--- Start Dataset excerpt ---

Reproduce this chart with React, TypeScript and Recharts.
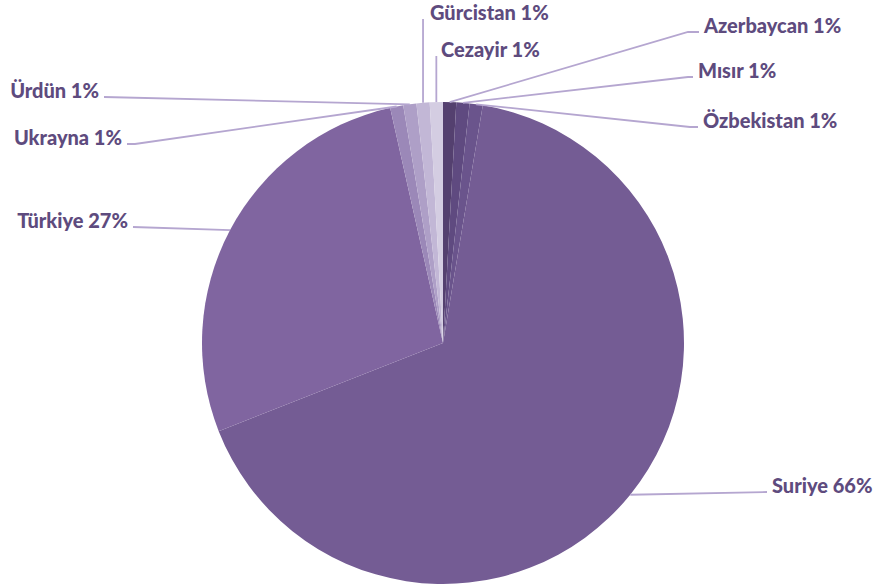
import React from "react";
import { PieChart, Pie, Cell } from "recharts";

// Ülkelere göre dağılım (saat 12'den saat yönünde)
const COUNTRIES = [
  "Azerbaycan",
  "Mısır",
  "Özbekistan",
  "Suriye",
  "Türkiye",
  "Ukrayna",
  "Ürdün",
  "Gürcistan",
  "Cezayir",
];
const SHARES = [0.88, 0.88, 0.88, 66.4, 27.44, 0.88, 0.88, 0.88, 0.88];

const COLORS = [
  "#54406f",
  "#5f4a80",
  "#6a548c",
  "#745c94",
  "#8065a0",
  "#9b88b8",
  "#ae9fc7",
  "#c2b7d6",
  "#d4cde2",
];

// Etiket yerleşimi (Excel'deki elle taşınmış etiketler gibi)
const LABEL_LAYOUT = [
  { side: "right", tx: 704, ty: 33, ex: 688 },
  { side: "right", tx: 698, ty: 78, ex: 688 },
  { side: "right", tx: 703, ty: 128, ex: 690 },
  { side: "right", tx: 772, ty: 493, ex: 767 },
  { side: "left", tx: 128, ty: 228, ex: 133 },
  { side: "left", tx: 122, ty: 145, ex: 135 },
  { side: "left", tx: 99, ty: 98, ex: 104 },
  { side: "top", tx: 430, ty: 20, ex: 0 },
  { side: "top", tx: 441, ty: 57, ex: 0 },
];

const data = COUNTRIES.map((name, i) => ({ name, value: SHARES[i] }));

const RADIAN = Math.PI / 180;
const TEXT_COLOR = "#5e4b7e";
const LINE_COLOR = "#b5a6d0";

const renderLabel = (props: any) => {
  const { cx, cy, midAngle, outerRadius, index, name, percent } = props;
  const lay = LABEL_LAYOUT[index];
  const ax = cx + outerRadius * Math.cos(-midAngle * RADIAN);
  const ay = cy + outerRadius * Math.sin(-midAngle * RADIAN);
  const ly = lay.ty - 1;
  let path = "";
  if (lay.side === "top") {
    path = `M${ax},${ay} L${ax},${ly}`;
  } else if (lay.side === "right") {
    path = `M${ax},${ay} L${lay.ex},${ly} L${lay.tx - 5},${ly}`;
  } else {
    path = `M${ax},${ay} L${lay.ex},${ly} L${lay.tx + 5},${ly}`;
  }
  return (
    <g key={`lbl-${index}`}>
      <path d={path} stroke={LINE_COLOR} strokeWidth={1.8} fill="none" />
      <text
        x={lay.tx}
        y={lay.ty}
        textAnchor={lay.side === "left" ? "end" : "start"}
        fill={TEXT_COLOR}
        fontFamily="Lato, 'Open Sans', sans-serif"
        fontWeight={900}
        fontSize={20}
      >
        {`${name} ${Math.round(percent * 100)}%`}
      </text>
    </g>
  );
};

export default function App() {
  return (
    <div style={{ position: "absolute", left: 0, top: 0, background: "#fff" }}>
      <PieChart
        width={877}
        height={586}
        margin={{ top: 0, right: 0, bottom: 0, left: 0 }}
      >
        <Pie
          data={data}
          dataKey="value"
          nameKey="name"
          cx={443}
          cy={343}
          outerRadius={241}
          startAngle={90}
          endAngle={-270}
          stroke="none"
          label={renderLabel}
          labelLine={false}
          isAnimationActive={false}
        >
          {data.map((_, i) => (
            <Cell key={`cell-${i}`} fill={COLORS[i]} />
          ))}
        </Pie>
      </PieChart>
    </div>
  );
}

--- End Dataset excerpt ---

■ Stated exercise ■
In your copy of the listing above, reproduce each line exactly and omit all pictures.

■ Task answer ■
Reproduce this chart with React, TypeScript and Recharts.
import React from "react";
import { PieChart, Pie, Cell } from "recharts";

// Ülkelere göre dağılım (saat 12'den saat yönünde)
const COUNTRIES = [
  "Azerbaycan",
  "Mısır",
  "Özbekistan",
  "Suriye",
  "Türkiye",
  "Ukrayna",
  "Ürdün",
  "Gürcistan",
  "Cezayir",
];
const SHARES = [0.88, 0.88, 0.88, 66.4, 27.44, 0.88, 0.88, 0.88, 0.88];

const COLORS = [
  "#54406f",
  "#5f4a80",
  "#6a548c",
  "#745c94",
  "#8065a0",
  "#9b88b8",
  "#ae9fc7",
  "#c2b7d6",
  "#d4cde2",
];

// Etiket yerleşimi (Excel'deki elle taşınmış etiketler gibi)
const LABEL_LAYOUT = [
  { side: "right", tx: 704, ty: 33, ex: 688 },
  { side: "right", tx: 698, ty: 78, ex: 688 },
  { side: "right", tx: 703, ty: 128, ex: 690 },
  { side: "right", tx: 772, ty: 493, ex: 767 },
  { side: "left", tx: 128, ty: 228, ex: 133 },
  { side: "left", tx: 122, ty: 145, ex: 135 },
  { side: "left", tx: 99, ty: 98, ex: 104 },
  { side: "top", tx: 430, ty: 20, ex: 0 },
  { side: "top", tx: 441, ty: 57, ex: 0 },
];

const data = COUNTRIES.map((name, i) => ({ name, value: SHARES[i] }));

const RADIAN = Math.PI / 180;
const TEXT_COLOR = "#5e4b7e";
const LINE_COLOR = "#b5a6d0";

const renderLabel = (props: any) => {
  const { cx, cy, midAngle, outerRadius, index, name, percent } = props;
  const lay = LABEL_LAYOUT[index];
  const ax = cx + outerRadius * Math.cos(-midAngle * RADIAN);
  const ay = cy + outerRadius * Math.sin(-midAngle * RADIAN);
  const ly = lay.ty - 1;
  let path = "";
  if (lay.side === "top") {
    path = `M${ax},${ay} L${ax},${ly}`;
  } else if (lay.side === "right") {
    path = `M${ax},${ay} L${lay.ex},${ly} L${lay.tx - 5},${ly}`;
  } else {
    path = `M${ax},${ay} L${lay.ex},${ly} L${lay.tx + 5},${ly}`;
  }
  return (
    <g key={`lbl-${index}`}>
      <path d={path} stroke={LINE_COLOR} strokeWidth={1.8} fill="none" />
      <text
        x={lay.tx}
        y={lay.ty}
        textAnchor={lay.side === "left" ? "end" : "start"}
        fill={TEXT_COLOR}
        fontFamily="Lato, 'Open Sans', sans-serif"
        fontWeight={900}
        fontSize={20}
      >
        {`${name} ${Math.round(percent * 100)}%`}
      </text>
    </g>
  );
};

export default function App() {
  return (
    <div style={{ position: "absolute", left: 0, top: 0, background: "#fff" }}>
      <PieChart
        width={877}
        height={586}
        margin={{ top: 0, right: 0, bottom: 0, left: 0 }}
      >
        <Pie
          data={data}
          dataKey="value"
          nameKey="name"
          cx={443}
          cy={343}
          outerRadius={241}
          startAngle={90}
          endAngle={-270}
          stroke="none"
          label={renderLabel}
          labelLine={false}
          isAnimationActive={false}
        >
          {data.map((_, i) => (
            <Cell key={`cell-${i}`} fill={COLORS[i]} />
          ))}
        </Pie>
      </PieChart>
    </div>
  );
}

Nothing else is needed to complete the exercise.